Se bem que, como disse um conservador revoltado, “Talvez ele não dure nem um ano”. O discurso do ódio é nesse nível. E não se pode duvidar de um país com indivíduos que adoram atirar e que já mataram Martin Luther King e John Lennon, e ou mataram ou tentaram matar vários presidentes (Reagan incluso). Outro leitor americano daquele grupo de direita do qual recebo emails jurou: “Vocês não vão conseguir implantar o socialismo nos EUA sem enfrentar resistência”. Alguém sugeriu que os conservadores aceitem a derrota e evoluam. Um respondeu, “Não acredito em evolução.
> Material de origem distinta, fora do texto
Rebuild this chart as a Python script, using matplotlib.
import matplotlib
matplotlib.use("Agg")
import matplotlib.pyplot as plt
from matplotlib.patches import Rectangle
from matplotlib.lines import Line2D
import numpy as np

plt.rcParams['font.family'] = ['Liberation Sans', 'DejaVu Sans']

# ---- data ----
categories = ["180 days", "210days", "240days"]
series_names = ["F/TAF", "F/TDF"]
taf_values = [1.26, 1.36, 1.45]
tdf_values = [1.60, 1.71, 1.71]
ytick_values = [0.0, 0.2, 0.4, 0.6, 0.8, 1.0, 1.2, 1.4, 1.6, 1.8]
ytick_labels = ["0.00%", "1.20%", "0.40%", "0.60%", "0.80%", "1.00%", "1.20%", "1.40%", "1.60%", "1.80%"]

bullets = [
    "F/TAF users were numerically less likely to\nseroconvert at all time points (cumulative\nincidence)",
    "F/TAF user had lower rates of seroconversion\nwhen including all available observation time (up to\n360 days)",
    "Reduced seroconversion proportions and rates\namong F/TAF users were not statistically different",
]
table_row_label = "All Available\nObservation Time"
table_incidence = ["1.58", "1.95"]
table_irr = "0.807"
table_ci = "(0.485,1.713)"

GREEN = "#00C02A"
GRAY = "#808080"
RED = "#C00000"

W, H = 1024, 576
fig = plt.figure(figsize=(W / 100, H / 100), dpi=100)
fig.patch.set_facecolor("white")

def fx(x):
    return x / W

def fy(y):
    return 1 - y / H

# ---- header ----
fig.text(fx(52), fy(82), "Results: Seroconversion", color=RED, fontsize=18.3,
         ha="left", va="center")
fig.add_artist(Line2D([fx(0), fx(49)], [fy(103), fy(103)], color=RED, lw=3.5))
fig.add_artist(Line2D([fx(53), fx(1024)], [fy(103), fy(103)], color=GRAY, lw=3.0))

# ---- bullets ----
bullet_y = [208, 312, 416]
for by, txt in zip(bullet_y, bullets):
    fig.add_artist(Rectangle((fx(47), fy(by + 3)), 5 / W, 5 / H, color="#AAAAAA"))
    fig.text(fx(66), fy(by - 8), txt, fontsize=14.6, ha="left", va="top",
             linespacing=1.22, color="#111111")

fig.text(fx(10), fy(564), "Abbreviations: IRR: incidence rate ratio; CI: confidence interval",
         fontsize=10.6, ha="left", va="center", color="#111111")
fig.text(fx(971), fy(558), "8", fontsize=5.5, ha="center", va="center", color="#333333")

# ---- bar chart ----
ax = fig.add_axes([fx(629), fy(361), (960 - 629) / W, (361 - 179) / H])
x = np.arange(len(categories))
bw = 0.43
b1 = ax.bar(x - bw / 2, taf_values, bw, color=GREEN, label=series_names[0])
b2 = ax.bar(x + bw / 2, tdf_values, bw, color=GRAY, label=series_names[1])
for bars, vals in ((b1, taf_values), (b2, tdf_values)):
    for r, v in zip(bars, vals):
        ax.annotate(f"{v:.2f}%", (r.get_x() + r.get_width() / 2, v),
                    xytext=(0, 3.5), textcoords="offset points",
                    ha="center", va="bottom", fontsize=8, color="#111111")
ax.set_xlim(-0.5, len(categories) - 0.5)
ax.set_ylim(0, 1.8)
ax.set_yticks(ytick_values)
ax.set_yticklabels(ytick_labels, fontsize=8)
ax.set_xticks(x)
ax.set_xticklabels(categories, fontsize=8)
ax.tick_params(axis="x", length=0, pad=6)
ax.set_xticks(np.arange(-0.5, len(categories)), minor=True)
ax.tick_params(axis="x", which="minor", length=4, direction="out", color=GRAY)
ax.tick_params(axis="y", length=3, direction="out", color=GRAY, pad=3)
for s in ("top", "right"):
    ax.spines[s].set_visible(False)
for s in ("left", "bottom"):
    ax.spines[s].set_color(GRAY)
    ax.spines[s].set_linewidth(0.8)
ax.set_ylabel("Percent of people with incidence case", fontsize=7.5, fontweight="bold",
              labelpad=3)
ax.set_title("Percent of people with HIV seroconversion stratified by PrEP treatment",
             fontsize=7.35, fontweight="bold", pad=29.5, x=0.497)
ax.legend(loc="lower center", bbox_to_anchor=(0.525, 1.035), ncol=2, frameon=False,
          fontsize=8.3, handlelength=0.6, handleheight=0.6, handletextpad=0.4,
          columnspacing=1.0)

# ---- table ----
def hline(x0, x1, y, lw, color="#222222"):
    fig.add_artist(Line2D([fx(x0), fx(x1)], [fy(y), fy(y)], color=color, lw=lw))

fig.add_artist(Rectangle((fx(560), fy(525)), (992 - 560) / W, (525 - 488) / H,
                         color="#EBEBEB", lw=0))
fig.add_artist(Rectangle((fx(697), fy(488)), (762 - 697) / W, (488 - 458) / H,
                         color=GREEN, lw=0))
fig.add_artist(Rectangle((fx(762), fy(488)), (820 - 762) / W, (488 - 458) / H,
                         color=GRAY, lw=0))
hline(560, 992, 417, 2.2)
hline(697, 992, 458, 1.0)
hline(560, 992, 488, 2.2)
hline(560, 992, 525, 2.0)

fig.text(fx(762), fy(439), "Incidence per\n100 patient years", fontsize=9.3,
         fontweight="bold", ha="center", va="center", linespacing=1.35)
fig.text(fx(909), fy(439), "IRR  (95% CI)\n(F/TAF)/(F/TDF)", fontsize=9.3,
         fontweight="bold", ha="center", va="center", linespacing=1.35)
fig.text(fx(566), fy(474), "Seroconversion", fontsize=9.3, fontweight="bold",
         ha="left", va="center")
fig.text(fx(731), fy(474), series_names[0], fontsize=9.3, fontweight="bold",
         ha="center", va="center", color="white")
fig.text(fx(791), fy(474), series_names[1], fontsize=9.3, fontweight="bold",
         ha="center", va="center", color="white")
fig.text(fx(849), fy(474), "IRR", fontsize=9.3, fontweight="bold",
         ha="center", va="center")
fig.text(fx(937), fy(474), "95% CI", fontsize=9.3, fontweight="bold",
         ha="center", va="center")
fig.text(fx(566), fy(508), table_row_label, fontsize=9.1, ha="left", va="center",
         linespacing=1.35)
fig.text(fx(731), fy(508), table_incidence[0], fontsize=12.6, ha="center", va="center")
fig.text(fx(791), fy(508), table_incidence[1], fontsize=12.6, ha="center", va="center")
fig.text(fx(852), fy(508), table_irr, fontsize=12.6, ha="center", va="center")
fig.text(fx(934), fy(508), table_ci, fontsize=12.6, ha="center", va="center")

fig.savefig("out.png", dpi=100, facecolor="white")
Prefiro ficar com a minha fé, Deus e minha arma”. E lógico que tem racismo no meio: “Não vou pagar impostos para esse crioulo que deveria ter ficado na África”. Há também as mensagens mais educadas, como esta: “Nunca apoiarei este novo presidente socialista. Ontem a América morreu e tornou-se a piada do mundo. Obrigado, liberais socialistas. Apodreçam no inferno”. E mais um: “Estou rezando por um fracasso épico”. E quando a direita cristã fala em rezar ela não está usando uma figura de linguagem.
Mas imagino que o pessoal que não seja fanático por armas e que acredita na separação entre igreja e estado esteja como eu: feliz pela vitória do Obama. Feliz e emocionada, até. É só eu ver gente comemorando que meus olhos ficam marejados. Pena que minha emoção não dure muito. Na quarta, a apresentadora meio âncora do Jornal Hoje disse que é bonito e raro ver as pessoas se emocionando, acreditando num político. Raro em que lugar, cara-pálida? Só porque a grande imprensa não cobre as nossas comemorações não quer dizer que elas não existam. Inclusive em Joinville, que pela primeira vez em sua história elegeu um governo de esquerda, o clima é de muita esperança. Porque às vezes a esperança vence o medo.